Just about all of the protagonists suffer from serious wounds, physical or emotional (or both). There’s a lead character who is dyslexic, one who is bipolar, one who was horribly disfigured in a fire, one who was injured in a glider crash, one who is a criminal, one who is a corrupt police officer, one who has a split personality as a result of trauma, and one who is trying to live down her past ties to terrorists.

Also, twelve of the fourteen protagonists whose profiles we’re looking at are women, and most of them are young. The two male leads are both young, and both have been abused.
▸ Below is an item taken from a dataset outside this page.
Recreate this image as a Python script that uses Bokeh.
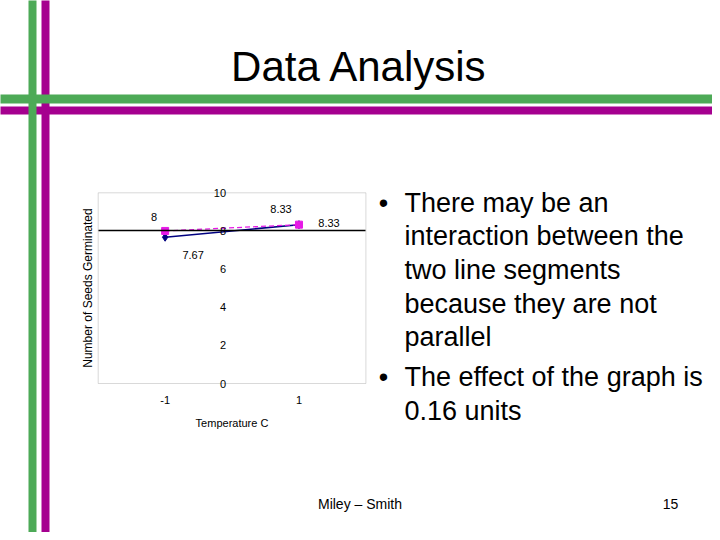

In this sampling, which we can probably assume is random, of novel manuscripts by aspiring writers, we have no older protagonists and no strong, capable men. The closest we get to “strong and capable” is the corrupt police detective, and she has some serious trauma in her past.

I don’t know if “the wounded bird” qualifies as a Jungian archetype, but it certainly qualifies as a cultural meme, using that word in Richard Dawkins’s original sense, not in the debased form that refers to photos and cartoons on Facebook and Twitter. Somehow, the image of the wounded young woman has become a cultural icon.

This may possibly be a healthy trend. If we no longer believe in Superman and Mike Hammer, surely that’s a sign of cultural maturity. But the extent to which the young women are damaged troubles me.

My own heroine, I hasten to add, is not physically or emotionally wounded, although she is an orphan. Just about all of the female protagonists in the Young Adult genre are orphans, one way or another. Their parents are either dead, missing, evil, seriously ill, or flagrantly inattentive to the young person’s needs. This is a requirement of the plot: A good, wise, available parent would screw up the plot by giving the young protagonist good advice and rescuing her from whatever predicament she has stumbled into. We can’t have that.

Still, being an orphan is one of the key features of the wounded bird protagonist.

I think maybe in my next novel I’m going to have a protagonist who is an old man. I don’t know who he is or what his story is about, but I suspect plotted genre fiction could benefit from a counterbalance.